Es kann dahingestellt bleiben, ob die Befundungen des Sachverständigen Dr.N. , die zuvor von keinem einzigen der zahlreichen Radiologen getroffen worden waren, als zutreffend angesehen werden müssen. Dies unterstellt, geht der Sachverständige ausweislich seines Gutachtens von einer Asymmetrie der Dens-Atlas-Stellung im Jahre 1992 aus. Als rechtserhebliche Tatsache in der gutachterlichen Argumentation bedürfte dies des vollen Beweises. Ausweislich seiner eigenen Beurteilung kann er jedoch nur von einem Verdacht auf eine rechtstranslatorische Atlasverschiebung gegenüber dem Axis im Jahre 1992 und damit vor dem Unfall ausgehen. Mit einer solchen Verdachtsdiagnose kann der notwendige Beweis jedoch nicht als geführt angesehen werden. Die vom Sachverständigen angefügte Differentialdiagnose einer Normvariante ohne pathologische Bedeutung hat damit keine Berechtigung mehr. Es kann damit auch nicht als erwiesen angesehen werden, dass zwischen der Röntgenaufnahme 1992 und der ersten Röntgenaufnahme nach dem Unfall eine Atlas-Verschiebung stattgefunden hat. Der Beweis einer Atlas-Verschiebung könnte damit nur im zeitlichen Ablauf zwischen der ersten Röntgenaufnahme nach dem Unfall und dem ersten MRT als geführt angesehen werden. Das Unfallereignis liegt aber schon zeitlich nicht dazwischen. Mit der gutachterlichen Argumentation ist deshalb weder die Verschiebung noch die Verschieblichkeit des Atlas durch den Arbeitsunfall erklärbar.
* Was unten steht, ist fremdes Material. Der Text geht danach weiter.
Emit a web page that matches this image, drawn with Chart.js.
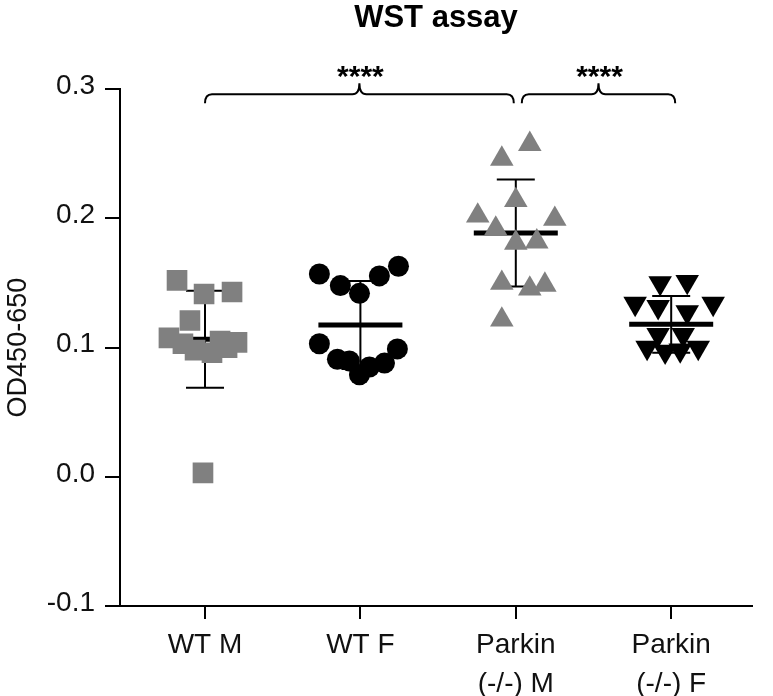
<!DOCTYPE html>
<html>
<head>
<meta charset="utf-8">
<script src="https://cdn.jsdelivr.net/npm/chart.js@4/dist/chart.umd.min.js"></script>
<style>
  html, body { margin: 0; padding: 0; background: #fff; }
  #c { display: block; }
</style>
</head>
<body>
<canvas id="c" width="773" height="696"></canvas>
<script>
// ---------------- data ----------------
const categories = ["WT M", "WT F", ["Parkin", "(-/-) M"], ["Parkin", "(-/-) F"]];
const yTicks = [-0.1, 0.0, 0.1, 0.2, 0.3];

const wtM   = [0.152, 0.1415, 0.143, 0.121, 0.1075, 0.103, 0.098, 0.096, 0.105, 0.104, 0.100, 0.003];
const wtMJitter = [-0.18, -0.006, 0.174, -0.097, -0.232, -0.142, -0.064, 0.045, 0.097, 0.206, 0.142, -0.013];

const wtF   = [0.157, 0.148, 0.142, 0.1555, 0.163, 0.103, 0.091, 0.0897, 0.079, 0.085, 0.088, 0.099];
const wtFJitter = [-0.264, -0.129, -0.006, 0.122, 0.245, -0.264, -0.148, -0.071, -0.006, 0.058, 0.155, 0.238];

const parkM = [0.246, 0.2575, 0.214, 0.202, 0.1995, 0.192, 0.181, 0.182, 0.150, 0.1455, 0.1485, 0.1215];
const parkMJitter = [-0.09, 0.09, 0, -0.245, 0.251, -0.129, 0, 0.135, -0.09, 0.09, 0.187, -0.09];

const parkF = [0.150, 0.151, 0.134, 0.1315, 0.1275, 0.134, 0.110, 0.110, 0.100, 0.097, 0.098, 0.100];
const parkFJitter = [-0.071, 0.103, -0.232, -0.084, 0.103, 0.27, -0.084, 0.077, -0.155, -0.039, 0.058, 0.174];

const groupMeans = [0.1065, 0.1175, 0.1887, 0.118];
const groupSDs   = [0.0375, 0.034, 0.0415, 0.022];

// significance comparisons: [from category, to category, label]
const comparisons = [[0, 2, "****"], [2, 3, "****"]];

// ---------------- build ----------------
const FONT = "'Liberation Sans', Arial, Helvetica, sans-serif";
const GREY = "#808080";
const BLACK = "#000000";

function pts(vals, jit, idx) {
  return vals.map((v, j) => ({ x: idx + jit[j], y: v }));
}

const errorBarPlugin = {
  id: "errorBars",
  beforeDatasetsDraw(chart) {
    const { ctx, scales: { x, y } } = chart;
    ctx.save();
    ctx.strokeStyle = BLACK;
    groupMeans.forEach((m, i) => {
      const cx = x.getPixelForValue(i);
      const yM = y.getPixelForValue(m);
      const yT = y.getPixelForValue(m + groupSDs[i]);
      const yB = y.getPixelForValue(m - groupSDs[i]);
      ctx.lineWidth = 2;
      ctx.beginPath();
      ctx.moveTo(cx, yT); ctx.lineTo(cx, yB);
      ctx.moveTo(cx - 19, yT); ctx.lineTo(cx + 19, yT);
      ctx.moveTo(cx - 19, yB); ctx.lineTo(cx + 19, yB);
      ctx.stroke();
      ctx.lineWidth = 5;
      ctx.beginPath();
      ctx.moveTo(cx - 42, yM); ctx.lineTo(cx + 42, yM);
      ctx.stroke();
    });
    ctx.restore();
  }
};

function brace(ctx, x1, x2, yLine, down, up) {
  const xm = (x1 + x2) / 2;
  const r = 7;
  ctx.beginPath();
  ctx.moveTo(x1, yLine + down);
  ctx.quadraticCurveTo(x1, yLine, x1 + r, yLine);
  ctx.lineTo(xm - r, yLine);
  ctx.quadraticCurveTo(xm, yLine, xm, yLine - up);
  ctx.quadraticCurveTo(xm, yLine, xm + r, yLine);
  ctx.lineTo(x2 - r, yLine);
  ctx.quadraticCurveTo(x2, yLine, x2, yLine + down);
  ctx.stroke();
}

const bracketPlugin = {
  id: "brackets",
  afterDraw(chart) {
    const { ctx, scales: { x }, chartArea } = chart;
    const yLine = chartArea.top + 5;
    ctx.save();
    ctx.strokeStyle = BLACK;
    ctx.lineWidth = 2;
    ctx.fillStyle = BLACK;
    ctx.font = "bold 30px " + FONT;
    ctx.textAlign = "center";
    ctx.textBaseline = "alphabetic";
    comparisons.forEach(([a, b, label], k) => {
      const x1 = x.getPixelForValue(a) + (k === 0 ? 0 : 6);
      const x2 = x.getPixelForValue(b) + (k === 0 ? -2 : 4);
      brace(ctx, x1, x2, yLine, 9, 11);
      ctx.fillText(label, (x1 + x2) / 2 + 1, yLine - 8);
    });
    ctx.restore();
  }
};

const chart = new Chart(document.getElementById("c"), {
  type: "scatter",
  data: {
    datasets: [
      { label: "WT M", data: pts(wtM, wtMJitter, 0), pointStyle: "rect", pointRadius: 14.6,
        backgroundColor: GREY, borderColor: GREY, borderWidth: 0 },
      { label: "WT F", data: pts(wtF, wtFJitter, 1), pointStyle: "circle", pointRadius: 10.5,
        backgroundColor: BLACK, borderColor: BLACK, borderWidth: 0 },
      { label: "Parkin (-/-) M", data: pts(parkM, parkMJitter, 2), pointStyle: "triangle", pointRadius: 13.6,
        backgroundColor: GREY, borderColor: GREY, borderWidth: 0 },
      { label: "Parkin (-/-) F", data: pts(parkF, parkFJitter, 3), pointStyle: "triangle", pointRotation: 180, pointRadius: 13.6,
        backgroundColor: BLACK, borderColor: BLACK, borderWidth: 0 }
    ]
  },
  options: {
    responsive: false,
    animation: false,
    events: [],
    layout: { padding: { left: 0, right: 21, top: 0, bottom: 0 } },
    plugins: {
      legend: { display: false },
      tooltip: { enabled: false },
      title: {
        display: true,
        fullSize: false,
        text: "WST assay",
        color: BLACK,
        font: { family: FONT, size: 31, weight: "bold" },
        padding: { top: 0, bottom: 52 }
      }
    },
    scales: {
      x: {
        type: "linear",
        min: -0.547,
        max: 3.52,
        afterBuildTicks(s) { s.ticks = categories.map((_, i) => ({ value: i })); },
        afterFit(s) { s.height = 90; },
        ticks: {
          callback: (v) => categories[v],
          color: "#111",
          font: { family: FONT, size: 28, lineHeight: 1.42 },
          padding: 6,
          maxRotation: 0,
          autoSkip: false
        },
        grid: { drawOnChartArea: false, drawTicks: true, tickLength: 13, color: BLACK, lineWidth: 2 },
        border: { display: true, color: BLACK, width: 2 }
      },
      y: {
        min: -0.1,
        max: 0.3,
        afterBuildTicks(s) { s.ticks = yTicks.map(v => ({ value: v })); },
        afterFit(s) { s.width = 120; },
        ticks: {
          callback: (v) => v.toFixed(1),
          color: "#111",
          font: { family: FONT, size: 28 },
          padding: 10,
          labelOffset: -3
        },
        grid: { drawOnChartArea: false, drawTicks: true, tickLength: 15, color: BLACK, lineWidth: 2 },
        border: { display: true, color: BLACK, width: 2 },
        title: {
          display: true,
          text: "OD450-650",
          color: "#111",
          font: { family: FONT, size: 27 },
          padding: { top: 2, bottom: 0 }
        }
      }
    }
  },
  plugins: [errorBarPlugin, bracketPlugin]
});
</script>
</body>
</html>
Der Senat schließt sich insoweit auch der Stellungnahme des Prof.Dr.R. an. Auch den weiteren Einwendungen des Prof.Dr.R. , die den gutachterlichen Feststellungen des Prof.Dr.M. , des Dr.K. und des Dr.F. entsprechen, schließt sich der Senat an.
Die Berufung war deshalb als unbegründet zurückzuweisen.
Die Entscheidung über die Kosten stützt sich auf § 193 SGG.
Gründe für die Zulassung der Revision nach § 160 Abs.2 Nrn.1 und 2 SGG liegen nicht vor.